Entries taken from a collection
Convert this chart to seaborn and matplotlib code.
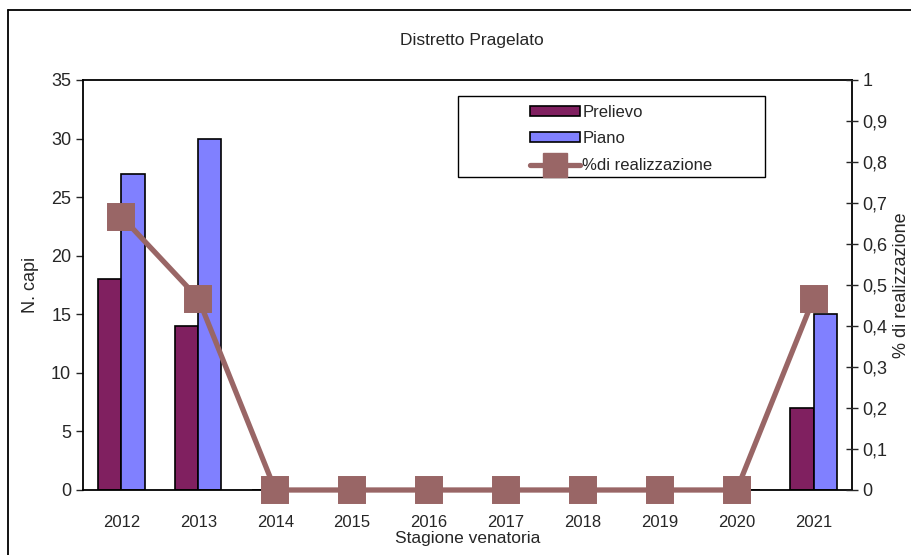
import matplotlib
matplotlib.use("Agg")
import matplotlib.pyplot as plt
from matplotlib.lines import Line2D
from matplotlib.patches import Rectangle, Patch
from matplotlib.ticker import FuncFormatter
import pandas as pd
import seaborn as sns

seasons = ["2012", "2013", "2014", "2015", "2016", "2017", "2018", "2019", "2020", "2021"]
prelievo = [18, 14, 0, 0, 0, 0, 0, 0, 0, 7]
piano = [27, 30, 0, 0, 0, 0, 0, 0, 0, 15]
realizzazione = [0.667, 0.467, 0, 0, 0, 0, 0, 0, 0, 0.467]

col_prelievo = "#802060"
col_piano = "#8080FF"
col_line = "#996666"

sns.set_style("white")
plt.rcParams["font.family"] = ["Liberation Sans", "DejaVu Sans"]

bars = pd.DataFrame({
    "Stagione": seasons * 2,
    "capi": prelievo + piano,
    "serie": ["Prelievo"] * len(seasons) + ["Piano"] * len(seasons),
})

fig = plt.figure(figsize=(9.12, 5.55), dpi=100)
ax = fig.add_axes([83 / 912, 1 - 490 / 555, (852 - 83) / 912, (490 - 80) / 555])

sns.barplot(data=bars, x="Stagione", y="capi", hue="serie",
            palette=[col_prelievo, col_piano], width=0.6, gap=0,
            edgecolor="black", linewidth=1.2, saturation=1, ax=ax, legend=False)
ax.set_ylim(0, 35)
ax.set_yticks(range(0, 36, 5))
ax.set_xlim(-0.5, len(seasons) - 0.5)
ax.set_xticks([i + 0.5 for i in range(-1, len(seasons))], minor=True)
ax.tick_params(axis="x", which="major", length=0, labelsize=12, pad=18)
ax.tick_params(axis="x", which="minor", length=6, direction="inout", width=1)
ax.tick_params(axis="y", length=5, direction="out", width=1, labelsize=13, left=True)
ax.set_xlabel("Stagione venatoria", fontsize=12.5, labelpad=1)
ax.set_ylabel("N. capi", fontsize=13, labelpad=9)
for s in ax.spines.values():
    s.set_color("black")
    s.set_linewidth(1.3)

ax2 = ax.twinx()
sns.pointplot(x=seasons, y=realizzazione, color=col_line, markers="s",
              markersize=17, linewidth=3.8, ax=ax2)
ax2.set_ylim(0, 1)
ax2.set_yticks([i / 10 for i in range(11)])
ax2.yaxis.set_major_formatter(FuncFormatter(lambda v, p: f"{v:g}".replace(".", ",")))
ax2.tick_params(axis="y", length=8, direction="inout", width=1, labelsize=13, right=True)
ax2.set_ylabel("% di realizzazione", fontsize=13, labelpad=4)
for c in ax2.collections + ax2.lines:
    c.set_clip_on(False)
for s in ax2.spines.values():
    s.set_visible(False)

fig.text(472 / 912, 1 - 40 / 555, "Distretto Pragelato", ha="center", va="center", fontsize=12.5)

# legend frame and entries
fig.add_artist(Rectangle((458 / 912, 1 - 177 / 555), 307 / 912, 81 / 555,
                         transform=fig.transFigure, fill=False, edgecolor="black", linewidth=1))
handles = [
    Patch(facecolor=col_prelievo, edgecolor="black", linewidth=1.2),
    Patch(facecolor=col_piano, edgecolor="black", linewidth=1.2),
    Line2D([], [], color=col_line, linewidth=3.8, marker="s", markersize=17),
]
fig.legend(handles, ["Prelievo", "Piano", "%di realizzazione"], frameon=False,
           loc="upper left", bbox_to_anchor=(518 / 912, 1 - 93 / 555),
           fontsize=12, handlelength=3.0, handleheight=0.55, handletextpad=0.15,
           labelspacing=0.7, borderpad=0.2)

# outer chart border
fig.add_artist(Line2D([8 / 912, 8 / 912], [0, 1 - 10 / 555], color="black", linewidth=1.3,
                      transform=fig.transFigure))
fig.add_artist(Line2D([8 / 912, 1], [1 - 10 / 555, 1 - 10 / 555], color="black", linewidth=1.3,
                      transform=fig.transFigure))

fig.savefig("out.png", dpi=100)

...

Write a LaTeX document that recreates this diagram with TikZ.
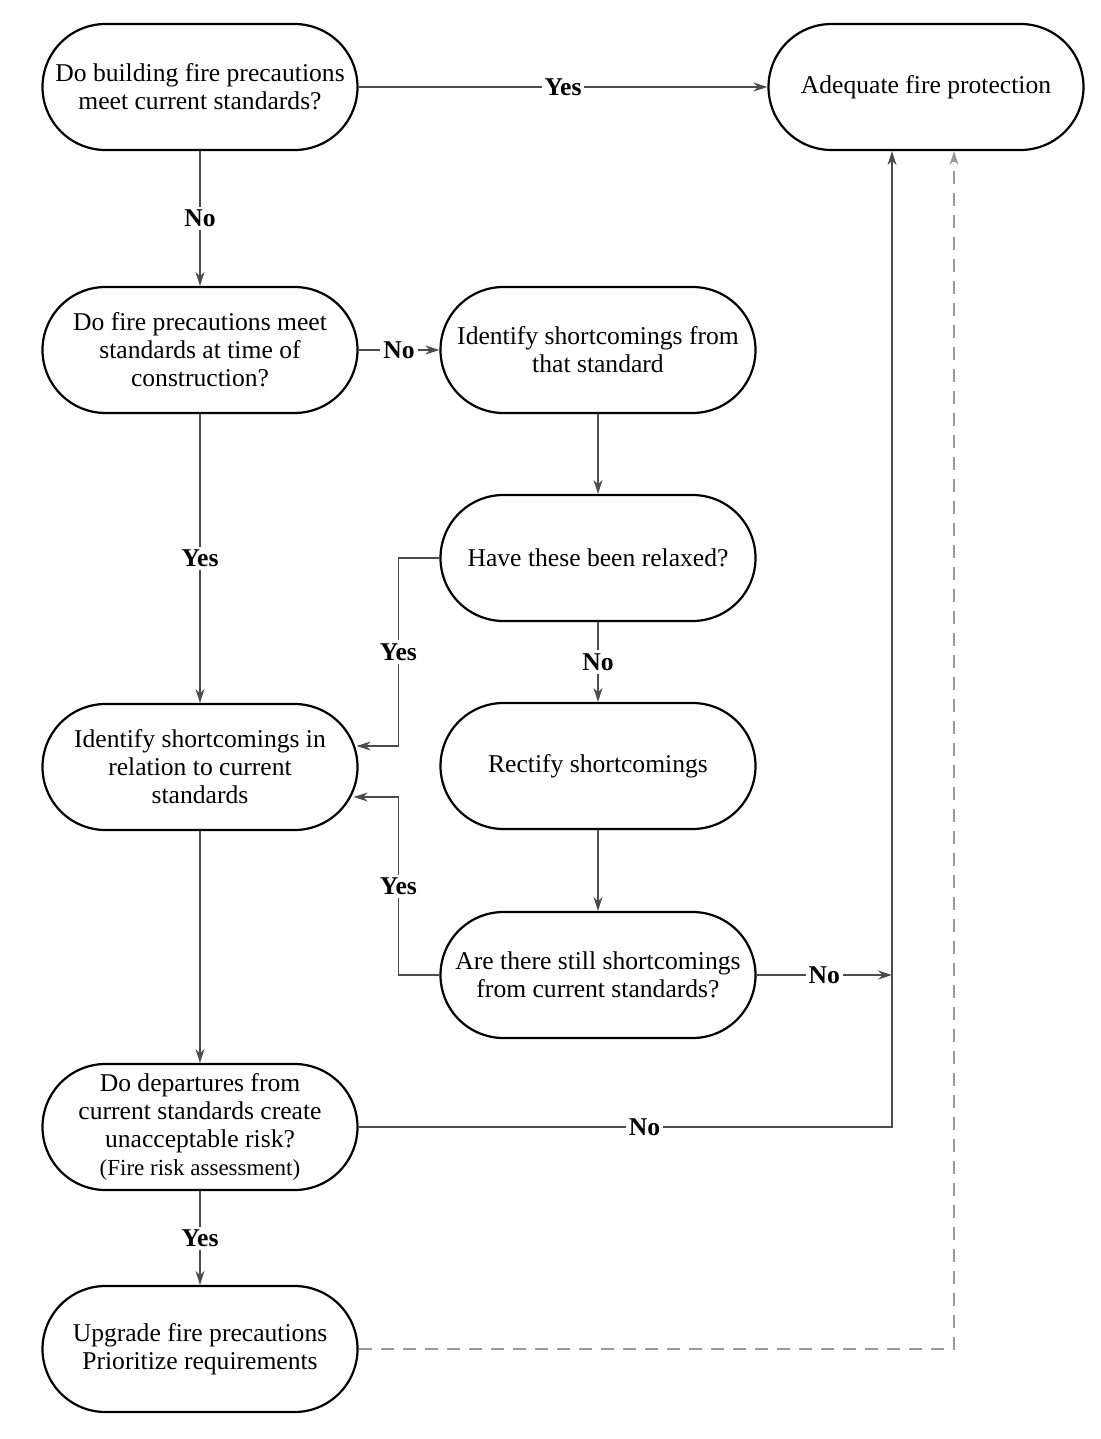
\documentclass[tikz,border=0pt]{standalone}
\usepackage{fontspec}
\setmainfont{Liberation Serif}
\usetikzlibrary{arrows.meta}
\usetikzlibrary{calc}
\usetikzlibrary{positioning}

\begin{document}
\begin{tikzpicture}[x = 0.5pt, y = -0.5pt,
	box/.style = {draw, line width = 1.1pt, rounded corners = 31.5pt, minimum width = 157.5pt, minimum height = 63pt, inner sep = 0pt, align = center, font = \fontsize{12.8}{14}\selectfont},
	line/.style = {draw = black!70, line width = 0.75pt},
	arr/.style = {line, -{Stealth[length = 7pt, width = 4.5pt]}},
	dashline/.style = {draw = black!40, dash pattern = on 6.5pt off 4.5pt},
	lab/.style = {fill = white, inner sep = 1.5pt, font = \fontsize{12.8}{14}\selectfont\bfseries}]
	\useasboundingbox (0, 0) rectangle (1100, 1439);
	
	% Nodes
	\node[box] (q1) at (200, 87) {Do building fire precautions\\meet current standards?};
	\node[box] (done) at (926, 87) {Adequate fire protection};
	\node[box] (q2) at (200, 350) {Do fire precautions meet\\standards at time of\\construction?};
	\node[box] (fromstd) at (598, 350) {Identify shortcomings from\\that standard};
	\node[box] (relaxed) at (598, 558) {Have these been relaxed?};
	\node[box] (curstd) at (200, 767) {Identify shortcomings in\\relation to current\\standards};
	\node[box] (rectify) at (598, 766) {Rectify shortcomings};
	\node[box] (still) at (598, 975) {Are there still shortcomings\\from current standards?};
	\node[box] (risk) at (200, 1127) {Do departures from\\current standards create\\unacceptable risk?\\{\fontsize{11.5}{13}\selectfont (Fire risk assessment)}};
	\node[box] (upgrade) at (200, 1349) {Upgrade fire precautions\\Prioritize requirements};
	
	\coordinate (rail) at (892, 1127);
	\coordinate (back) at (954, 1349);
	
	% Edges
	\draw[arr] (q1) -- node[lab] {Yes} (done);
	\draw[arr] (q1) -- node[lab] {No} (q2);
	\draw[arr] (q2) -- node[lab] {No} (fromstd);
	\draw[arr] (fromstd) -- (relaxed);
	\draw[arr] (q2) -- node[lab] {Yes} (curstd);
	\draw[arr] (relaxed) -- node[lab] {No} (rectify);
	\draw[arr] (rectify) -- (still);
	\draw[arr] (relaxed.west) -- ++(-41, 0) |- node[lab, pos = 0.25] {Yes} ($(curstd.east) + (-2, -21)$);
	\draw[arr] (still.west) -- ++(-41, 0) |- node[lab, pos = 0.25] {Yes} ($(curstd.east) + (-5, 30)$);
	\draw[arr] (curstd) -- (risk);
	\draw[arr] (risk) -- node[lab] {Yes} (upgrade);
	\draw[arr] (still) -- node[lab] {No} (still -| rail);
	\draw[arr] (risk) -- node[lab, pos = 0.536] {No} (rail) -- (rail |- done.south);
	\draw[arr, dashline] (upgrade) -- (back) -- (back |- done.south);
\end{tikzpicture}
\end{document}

» **Aim of the task**: Pick out every line holding the string "that" and return it.

» **Written solution**:
Write a LaTeX document that recreates this diagram with TikZ.
	\node[box] (fromstd) at (598, 350) {Identify shortcomings from\\that standard};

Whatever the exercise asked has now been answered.